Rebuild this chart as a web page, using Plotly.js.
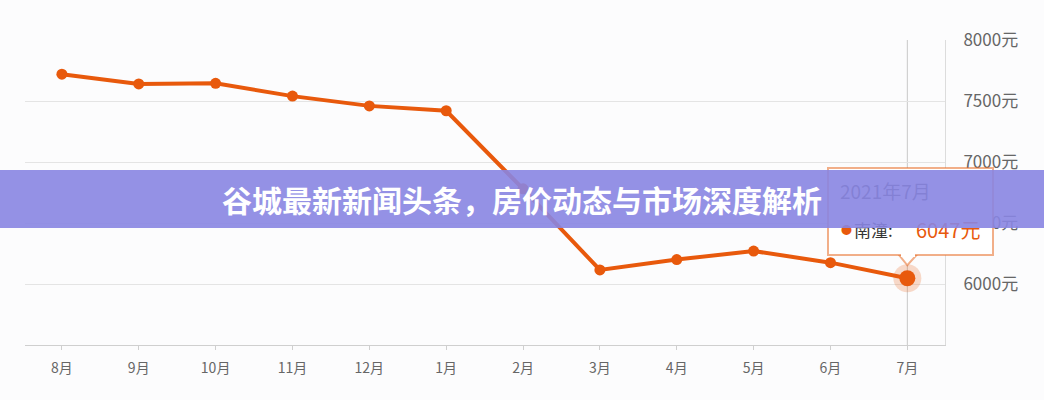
<!DOCTYPE html>
<html>
<head>
<meta charset="utf-8">
<script src="https://cdn.plot.ly/plotly-3.0.1.min.js"></script>
<style>html,body{margin:0;padding:0;background:#fcfcfd;}#chart{width:1044px;height:400px;}</style>
</head>
<body>
<div id="chart"></div>
<script>
const months = ["8月","9月","10月","11月","12月","1月","2月","3月","4月","5月","6月","7月"];
const prices = [7720, 7640, 7645, 7540, 7460, 7420, 6780, 6115, 6200, 6270, 6175, 6047];
const yTicks = [6000, 6500, 7000, 7500, 8000];
const yTickText = ["6000元","6500元","7000元","7500元","8000元"];
const seriesName = "南潼";
const tooltipTitle = "2021年7月";
const bannerText = "谷城最新新闻头条，房价动态与市场深度解析";

const orange = "#e8590c";
const font = "Noto Sans CJK SC, Noto Sans, sans-serif";
const last = months.length - 1;
const lastX = months[last], lastY = prices[last];

const traces = [
  {
    x: months, y: prices, type: "scatter", mode: "lines+markers",
    line: {color: orange, width: 4},
    marker: {color: orange, size: 11},
    hoverinfo: "skip"
  },
  {
    x: [lastX], y: [lastY], type: "scatter", mode: "markers",
    marker: {color: "rgba(232,89,12,0.22)", size: 28},
    hoverinfo: "skip"
  },
  {
    x: [lastX], y: [lastY], type: "scatter", mode: "markers",
    marker: {color: orange, size: 16},
    hoverinfo: "skip"
  }
];

function anchored(extra) {
  return Object.assign({xref: "x", yref: "y", x: lastX, y: lastY, showarrow: false}, extra);
}

const layout = {
  width: 1044, height: 400,
  margin: {l: 25, r: 99, t: 40, b: 55},
  paper_bgcolor: "#fcfcfd", plot_bgcolor: "#fcfcfd",
  showlegend: false,
  font: {family: font, color: "#666"},
  xaxis: {
    type: "category", range: [-0.48, 11.49],
    showgrid: false, zeroline: false,
    showline: true, linecolor: "#cfcfcf", linewidth: 1,
    ticks: "outside", ticklen: 4, tickcolor: "#cfcfcf",
    tickfont: {size: 14, color: "#666", family: font},
    ticklabelstandoff: 6
  },
  yaxis: {
    side: "right", range: [5500, 8000],
    tickvals: yTicks, ticktext: yTickText,
    showgrid: true, gridcolor: "#e4e4e4", gridwidth: 1,
    zeroline: false, showline: true, linecolor: "#dcdcdc",
    ticks: "", tickfont: {size: 17, color: "#666", family: font},
    ticklabelstandoff: 14
  },
  shapes: [
    {type: "line", xref: "x", yref: "paper", x0: lastX, x1: lastX, y0: 0, y1: 1,
     line: {color: "#c8c8c8", width: 1}, layer: "below"},
    {type: "path", xref: "x", yref: "y", xsizemode: "pixel", ysizemode: "pixel",
     xanchor: lastX, yanchor: lastY,
     path: "M -8,23 L 0,13 L 9,23 Z",
     fillcolor: "#ffffff", line: {color: "rgba(232,110,40,0.55)", width: 2}, layer: "above"}
  ],
  annotations: [
    anchored({xshift: 3.5, yshift: 66.5, xanchor: "center", yanchor: "middle",
      text: " ", width: 163, height: 85, bgcolor: "#ffffff",
      bordercolor: "rgba(232,110,40,0.55)", borderwidth: 2, borderpad: 0}),
    anchored({xshift: 0.5, yshift: 22.5, xanchor: "center", yanchor: "middle",
      text: " ", width: 14, height: 3, bgcolor: "#ffffff", borderpad: 0, borderwidth: 0,
      font: {size: 2}}),
    anchored({xshift: -69, yshift: 88, xanchor: "left", yanchor: "middle", text: tooltipTitle,
      font: {size: 19, color: "#555", family: font}}),
    anchored({xshift: -68, yshift: 49, xanchor: "left", yanchor: "middle", text: "●",
      font: {size: 11, color: orange, family: font}}),
    anchored({xshift: -55, yshift: 49, xanchor: "left", yanchor: "middle", text: seriesName + ":",
      font: {size: 17, color: "#333", family: font}}),
    anchored({xshift: 7, yshift: 49, xanchor: "left", yanchor: "middle", text: lastY + "元",
      font: {size: 20, color: orange, family: font}}),
    {xref: "paper", yref: "paper", x: (522 - 25) / 920, y: (345 - 199) / 305,
     xanchor: "center", yanchor: "middle", showarrow: false,
     text: "<b>" + bannerText + "</b>", width: 1060, height: 58,
     bgcolor: "rgba(136,133,226,0.9)", borderpad: 0, borderwidth: 0,
     font: {size: 30, color: "#ffffff", family: font}}
  ]
};

Plotly.newPlot("chart", traces, layout, {displayModeBar: false, staticPlot: true});
</script>
</body>
</html>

——

### STATED PROBLEM
Search the data above for the word "chart", then gather each line in which it appears.

### WORKED ANSWER
Rebuild this chart as a web page, using Plotly.js.
<style>html,body{margin:0;padding:0;background:#fcfcfd;}#chart{width:1044px;height:400px;}</style>
<div id="chart"></div>
Plotly.newPlot("chart", traces, layout, {displayModeBar: false, staticPlot: true});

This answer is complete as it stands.